Still, Gap Inc. and other retailers have forced employees to be on call for years — even though many times the shifts are cancelled with little notice. But now, the company says it’s eliminating its on-call policy.

In a blog post announcing the change, Andi Owen, global president for Banana Republic, said the company is revamping its scheduling practices. (Weirdly, the blog post disappeared from the Gap site, but here’s a cached version.)

“Each of our brands has committed to improving their scheduling policies to provide their store employees with at least 10 to 14 days notice,” wrote Owen. “The majority of brands will be rolling out these new policies in September, and all Gap Inc. brands are committed to phasing in advanced schedules by early 2016.” Those other brands are Athleta, Banana Republic, Intermix, and Old Navy.
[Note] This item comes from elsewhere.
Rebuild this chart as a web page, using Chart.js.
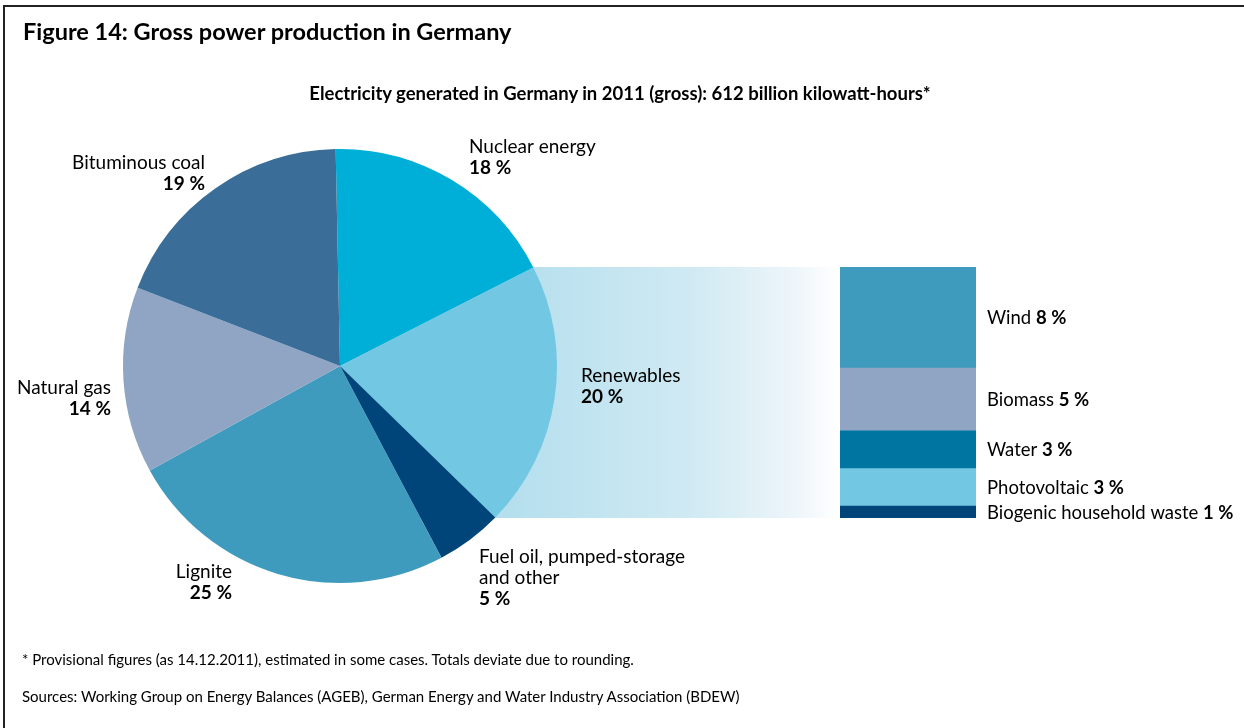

The move comes on the heels of New York State Attorney General Eric Schneiderman requesting the detailed scheduling practices of 13 retailers like Target, Ann Taylor and Abercrombie & Fitch. (Abercrombie and Victoria’s Secret have also recently stopped on-call shifts.)

“And that’s something that really blocks the day out for a worker,” Schneiderman said, according to NPR. “They can’t schedule another job; they can’t schedule child care. This is something that we have to deal with. It’s a growing problem.” He’s trying to raise awareness of so-called “reporting time” laws, and encourage workers to report breaches.

Meanwhile, Fortune reports that the Bureau of Labor statistics says that “47 percent of part-time hourly workers ages 26 to 32 receive a week or less of advance notice for their schedule.”

I understand the need for flexibility for firefighters or doctors, but for folding clothes, working a cash register and helping people find the perfect pair of jeans? Not quite as important. Good to see that companies are catching up.

Owen and Gap Inc. seem to understand as much. She said policy change will improve work-life balance for workers and “enables all employees to reach their full potential and thrive both personally and professionally. We recognize that flexibility, inclusive of consistent and reliable scheduling, is important to all of our employees.”